「絶対勝つぞカープ」の熱い声援、届かず…
広島が143戦目の中日戦に0-3の完敗を喫して3万2024人のファンの目前で「勝てば行ける」クライマックスシリーズを逃した。
黒田と新井貴浩がチームに復帰して、エースの前田健太も8月以降7勝1敗の成績でチームを牽引したが最後の最後で”予想通り”の落とし穴が待っていた。
先発の前田健太は7回無失点の力投。しかし二番手の大瀬良が八回、中日打線につかまり、さらに救援した中崎も投手の若松に適時打され致命的な3点を奪われた。
ひろスポ!では何度も繰り返し報じてきたが「3点取られたら終わり」の戦いを8月半ばから続けてきて、そのまま勝率5割確保にCS出場がついてくるほど甘くはなかった。
中日は山本昌を先発させ1打者限定登板させたあと、3年連続二桁勝利の大野を六回まで引っ張り、七回からの3イニングを二けた勝利のかかる若松に繋ぐ”熟考”の投手リレー。
その谷繁采配の前に広島打線は初回の新井貴浩のヒット1本だけ。二回以降、出塁したのは四球の走者二人だけ、という惨憺たる結果に終わった。

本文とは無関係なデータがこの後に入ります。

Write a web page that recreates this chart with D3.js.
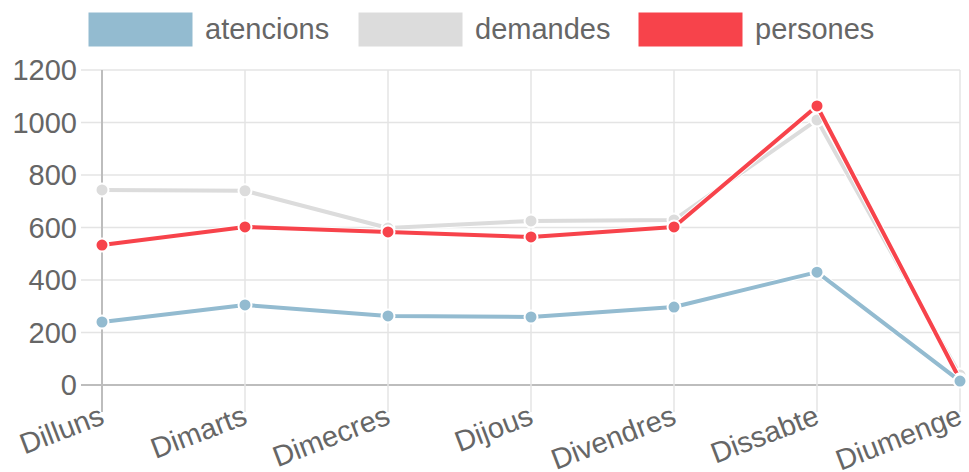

広島打線の極端な得点力不足の原因として、ひろスポ!では早い段階から「一番、二番の変更」など頻繁な打線の組み替えにある、としてきた。
中でも一番問題視すべきは三番、五番の流動化。特に五番の流動化が顕著で今夜、五番に入った鈴木誠也も3のゼロに終わった。
ちなみに今季五番を打った選手は…
松山、岩本、會澤、天谷、田中、ロサリオ、シアーホルツ、グスマン、エルドレッド、鈴木誠也、新井貴浩、梵、小窪、下水流。

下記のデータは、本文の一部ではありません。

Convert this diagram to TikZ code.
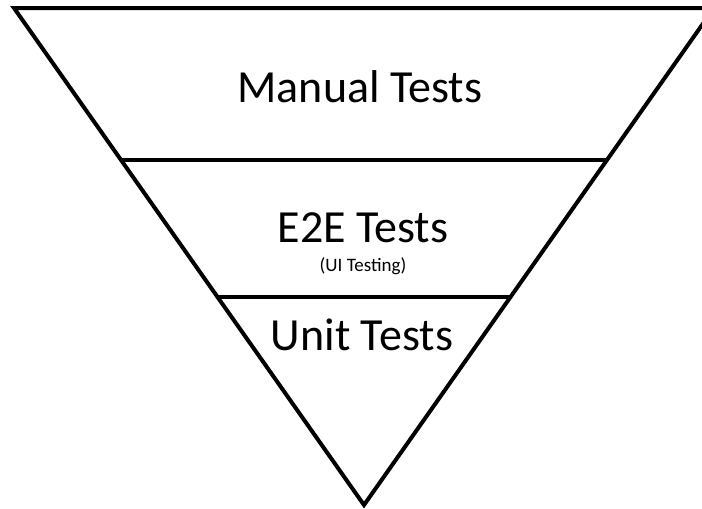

緒方監督は六番にも堂林を起用したが堂林は今季、大野とは初対戦。いきなり打てるほど簡単な左腕ではないことは明らかで、堂林も大野の前に三振、右飛のあと、同じく登板が十分に予想された若松との対戦では見逃し三振だった。
大野に関して言えば、右打者の被打率が・219で左のそれは・248。左打者によく打たれている。
広島はチャンスに強い松山を右投手先発の際には五番に据えていたが、今夜は八回、無走者の場面で代打に起用されてけっきょく不発だった。

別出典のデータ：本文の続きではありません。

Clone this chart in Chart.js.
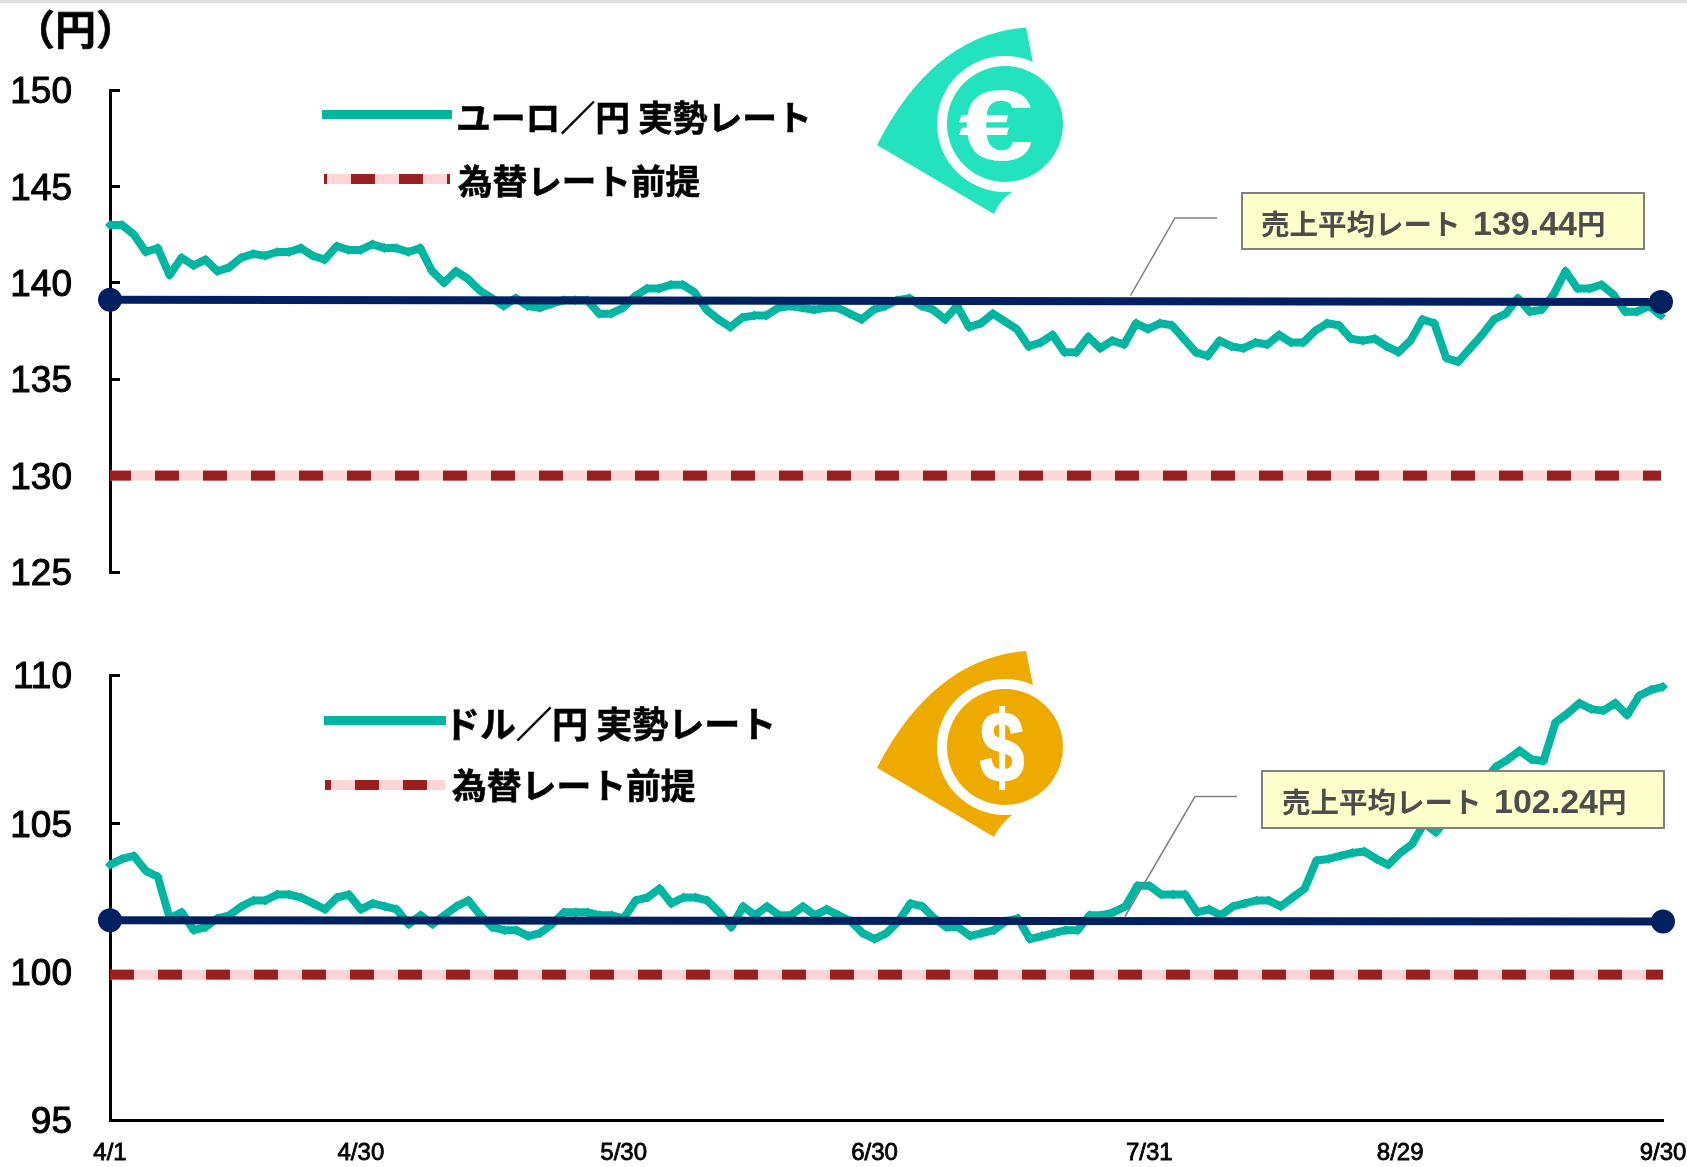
<!DOCTYPE html>
<html lang="ja">
<head>
<meta charset="utf-8">
<title>為替レート</title>
<script src="https://cdn.jsdelivr.net/npm/chart.js@4"></script>
<style>
  html, body { margin: 0; background: #fff; }
  #page { position: relative; width: 1687px; height: 1167px; overflow: hidden; font-family: "Liberation Sans", "Noto Sans CJK JP", sans-serif; font-weight: 700; color: #000; }
  #strip { position: absolute; left: 0; top: 0; width: 100%; height: 3px; background: #ddd; }
  canvas { position: absolute; left: 0; }
  #chart-eur { top: 0; }
  #chart-usd { top: 610px; }
  svg { position: absolute; left: 0; top: 0; }
  .label { position: absolute; white-space: nowrap; line-height: 1; font-family: "Noto Sans CJK JP", sans-serif; font-weight: 700; -webkit-text-stroke: 0.6px #000; transform: translateY(-50%); }
  .key { position: absolute; }
  .key-solid { background: #00b5a1; height: 9px; }
  .key-dash { height: 10px; background-image: linear-gradient(90deg, #9b1f1f 50%, #ffd6d6 50%); background-size: 48px 100%; }
  .callout { position: absolute; box-sizing: border-box; background: #ffffcc; border: 2px solid #808080; }
  .callout span { position: absolute; white-space: nowrap; line-height: 1; color: #4d4d4d; font-family: "Noto Sans CJK JP", sans-serif; font-size: 28.5px; transform: translateY(-50%); }
  .callout b { font-family: "Liberation Sans", sans-serif; font-size: 34px; margin-left: 6px; }
</style>
</head>
<body>
<div id="page">
  <div id="strip"></div>
  <canvas id="chart-eur" width="1687" height="600"></canvas>
  <canvas id="chart-usd" width="1687" height="557"></canvas>

  <svg width="1687" height="1167" viewBox="0 0 1687 1167">
    <path d="M1026,27.5 Q933.7,34 877,145 L994,214 Q1000,200 1012,192 L1033,63 Z" fill="#22e3bd"/>
    <ellipse cx="1005" cy="124" rx="68" ry="68" fill="#fff"/>
    <ellipse cx="1005" cy="124" rx="58" ry="58" fill="#22e3bd"/>
    <text transform="translate(996,160) scale(1.35,1)" text-anchor="middle" font-family="Liberation Sans" font-weight="700" font-size="100" fill="#fff">€</text>
    <path d="M1026,651 Q933.7,658.6 877,767.7 L994,837 Q1000,825 1012,815 L1033,685 Z" fill="#efaa00"/>
    <ellipse cx="1005" cy="747" rx="68" ry="68" fill="#fff"/>
    <ellipse cx="1005" cy="747" rx="58" ry="58" fill="#efaa00"/>
    <text transform="translate(1002,782) scale(0.8,1)" text-anchor="middle" font-family="Liberation Sans" font-weight="700" font-size="100" fill="#fff" stroke="#fff" stroke-width="2">$</text>
    <polyline points="1130.5,295.5 1175,218 1217,218" fill="none" stroke="#808080" stroke-width="1.5"/>
    <polyline points="1125,916.5 1195,796.6 1237,796.6" fill="none" stroke="#808080" stroke-width="1.5"/>
  </svg>

  <div class="label" style="left:14px;top:27px;font-size:41px;">（円）</div>

  <div class="key key-solid" style="left:322px;top:110px;width:130px;"></div>
  <div class="label" style="left:456px;top:116px;font-size:34.8px;">ユーロ／円 実勢レート</div>
  <div class="key key-dash" style="left:324px;top:174px;width:126px;background-position-x:27px;"></div>
  <div class="label" style="left:458px;top:179px;font-size:34.6px;">為替レート前提</div>

  <div class="key key-solid" style="left:324px;top:716px;width:122px;"></div>
  <div class="label" style="left:444px;top:722px;font-size:36px;">ドル／円 実勢レート</div>
  <div class="key key-dash" style="left:325px;top:780px;width:120px;background-position-x:30px;"></div>
  <div class="label" style="left:452px;top:784px;font-size:34.8px;">為替レート前提</div>

  <div class="callout" style="left:1241px;top:192px;width:404px;height:58px;"><span style="left:18px;top:29px;">売上平均レート <b>139.44</b>円</span></div>
  <div class="callout" style="left:1261px;top:770px;width:404px;height:59px;"><span style="left:19px;top:29px;">売上平均レート <b>102.24</b>円</span></div>
</div>

<script>
const TEAL = "#00b5a1";
const NAVY = "#002060";
const DARK_RED = "#9b1f1f";
const PINK = "#ffd6d6";

// one point per weekday, 4/1 to 9/30
const tickIndexes = [0, 21, 43, 64, 87, 108, 130];
const tickLabels = ["4/1", "4/30", "5/30", "6/30", "7/31", "8/29", "9/30"];

const eurRate = [
  143.0, 143.0, 142.5, 141.6, 141.8, 140.4, 141.3, 140.9, 141.2, 140.6,
  140.8, 141.3, 141.5, 141.4, 141.6, 141.6, 141.8, 141.4, 141.2, 141.9,
  141.7, 141.7, 142.0, 141.8, 141.8, 141.6, 141.8, 140.6, 140.0, 140.6,
  140.2, 139.6, 139.2, 138.8, 139.2, 138.8, 138.7, 138.9, 139.1, 139.1,
  139.1, 138.4, 138.4, 138.7, 139.3, 139.7, 139.7, 139.9, 139.9, 139.5,
  138.6, 138.1, 137.7, 138.2, 138.3, 138.3, 138.7, 138.8, 138.7, 138.6,
  138.7, 138.7, 138.4, 138.1, 138.6, 138.8, 139.1, 139.2, 138.8, 138.6,
  138.1, 138.8, 137.7, 137.9, 138.4, 138.0, 137.6, 136.7, 136.9, 137.3,
  136.4, 136.4, 137.2, 136.6, 137.0, 136.8, 137.9, 137.6, 137.9, 137.8,
  137.1, 136.4, 136.2, 137.0, 136.7, 136.6, 136.9, 136.8, 137.3, 136.9,
  136.9, 137.5, 137.9, 137.8, 137.1, 137.0, 137.1, 136.7, 136.4, 137.0,
  138.1, 137.9, 136.1, 135.9, 136.6, 137.3, 138.1, 138.4, 139.2, 138.5,
  138.6, 139.4, 140.6, 139.7, 139.7, 139.9, 139.4, 138.5, 138.5, 138.8,
  138.3,
];
const eurAverage = [139.12, 139.01];
const eurAssumed = [130, 130];

const usdRate = [
  103.6, 103.8, 103.9, 103.4, 103.2, 101.8, 102.0, 101.4, 101.5, 101.8,
  101.9, 102.2, 102.4, 102.4, 102.6, 102.6, 102.5, 102.3, 102.1, 102.5,
  102.6, 102.1, 102.3, 102.2, 102.1, 101.6, 101.9, 101.6, 101.9, 102.2,
  102.4, 101.9, 101.5, 101.4, 101.4, 101.2, 101.3, 101.6, 102.0, 102.0,
  102.0, 101.9, 101.9, 101.8, 102.4, 102.5, 102.8, 102.3, 102.5, 102.5,
  102.4, 102.0, 101.5, 102.2, 101.9, 102.2, 101.9, 101.9, 102.2, 101.9,
  102.1, 101.9, 101.7, 101.3, 101.1, 101.3, 101.7, 102.3, 102.2, 101.8,
  101.5, 101.5, 101.2, 101.3, 101.4, 101.7, 101.8, 101.1, 101.2, 101.3,
  101.4, 101.4, 101.9, 101.9, 102.0, 102.2, 102.9, 102.9, 102.6, 102.6,
  102.6, 102.0, 102.1, 101.9, 102.2, 102.3, 102.4, 102.4, 102.2, 102.5,
  102.8, 103.75, 103.8, 103.9, 104.0, 104.05, 103.8, 103.6, 104.0, 104.3,
  105.0, 104.7, 105.2, 105.6, 106.1, 106.4, 106.9, 107.15, 107.45, 107.15,
  107.1, 108.4, 108.7, 109.05, 108.85, 108.8, 109.05, 108.65, 109.3, 109.5,
  109.6,
];
const usdAverage = [101.73, 101.69];
const usdAssumed = [99.9, 99.9];

const categories = usdRate.map((_, i) => {
  const at = tickIndexes.indexOf(i);
  return at >= 0 ? tickLabels[at] : "";
});

// first and last value only, the line spans the gap between them
function endpoints(pair) {
  return categories.map((_, i) => (i === 0 ? pair[0] : i === categories.length - 1 ? pair[1] : null));
}

function createRateChart(canvas, opts) {
  return new Chart(canvas, {
    type: "line",
    data: {
      labels: categories,
      datasets: [
        { data: endpoints(opts.average), borderColor: NAVY, backgroundColor: NAVY, borderWidth: 8, pointBorderWidth: 0, pointRadius: 12, spanGaps: true, clip: false, order: 0 },
        { data: opts.rate, borderColor: TEAL, backgroundColor: TEAL, borderWidth: 8, borderJoinStyle: "round", pointStyle: "rectRot", pointRadius: 5, pointBorderWidth: 0, clip: false, order: 1 },
        { data: endpoints(opts.assumed), borderColor: DARK_RED, borderWidth: 10, borderDash: [24, 24], borderDashOffset: opts.dashOffset, pointRadius: 0, spanGaps: true, borderCapStyle: "butt", order: 2 },
        { data: endpoints(opts.assumed), borderColor: PINK, borderWidth: 10, pointRadius: 0, spanGaps: true, order: 3 },
      ],
    },
    options: {
      responsive: false,
      animation: false,
      layout: { padding: opts.padding },
      plugins: { legend: { display: false }, tooltip: { enabled: false } },
      scales: {
        x: {
          display: opts.showDates,
          grid: { display: false },
          border: { color: "#000", width: 3 },
          afterFit: (scale) => {
            scale.height = opts.showDates ? 47 : 0;
            scale.paddingLeft = 0;
            scale.paddingRight = 0;
          },
          ticks: {
            autoSkip: false, maxRotation: 0, minRotation: 0, padding: 11,
            color: "#000", textStrokeColor: "#000", textStrokeWidth: 0.8,
            font: { family: "Liberation Sans", size: 24 },
          },
        },
        y: {
          min: opts.min, max: opts.max,
          afterFit: (scale) => {
            scale.width = 110;
            scale.paddingTop = 0;
            scale.paddingBottom = 0;
          },
          grid: { drawOnChartArea: false, drawTicks: true, tickLength: -10, tickWidth: 3, tickColor: "#000" },
          border: { color: "#000", width: 3 },
          ticks: {
            stepSize: 5, padding: 48, labelOffset: 3,
            color: "#000", textStrokeColor: "#000", textStrokeWidth: 1,
            font: { family: "Liberation Sans", size: 37 },
          },
        },
      },
    },
  });
}

createRateChart(document.getElementById("chart-eur"), {
  rate: eurRate, average: eurAverage, assumed: eurAssumed,
  min: 125, max: 150, dashOffset: 3, showDates: false,
  padding: { top: 90, right: 26, bottom: 28, left: 0 },
});

createRateChart(document.getElementById("chart-usd"), {
  rate: usdRate, average: usdAverage, assumed: usdAssumed,
  min: 95, max: 110, dashOffset: 0, showDates: true,
  padding: { top: 65, right: 24, bottom: 0, left: 0 },
});
</script>
</body>
</html>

これも以前にひろスポ!では取り上げたが、昨季の広島は打線を”いじり過ぎた”結果、クライマックスシリーズ、ファーストステージの阪神戦2戦合計21イニングゼロ行進のままシーズンを終えている。
昨年は野村前監督を補佐する立場で野手総合コーチとしてベンチにいた緒方監督とすれば、1年越しのリベンジのチャンスでまた同じ轍を踏んだことになる。
なお、広島は69勝71敗3分けで70勝71敗2分けの3位阪神に半歩及ばなかったが総得点506、総失点474の得失点差プラス32は阪神の得失点差マイナス85を遥かにしのぐ。
前田健太、黒田、ジョンソンら豪華投手陣を揃えながらもBクラスに終わった要因がベンチワークの拙さにあることは数字の上からも明らかで、試合後に涙の止まらなかった大瀬良に前田健太が懸命に声をかけている姿がファンの目にはよけいに辛く映ったことだろう。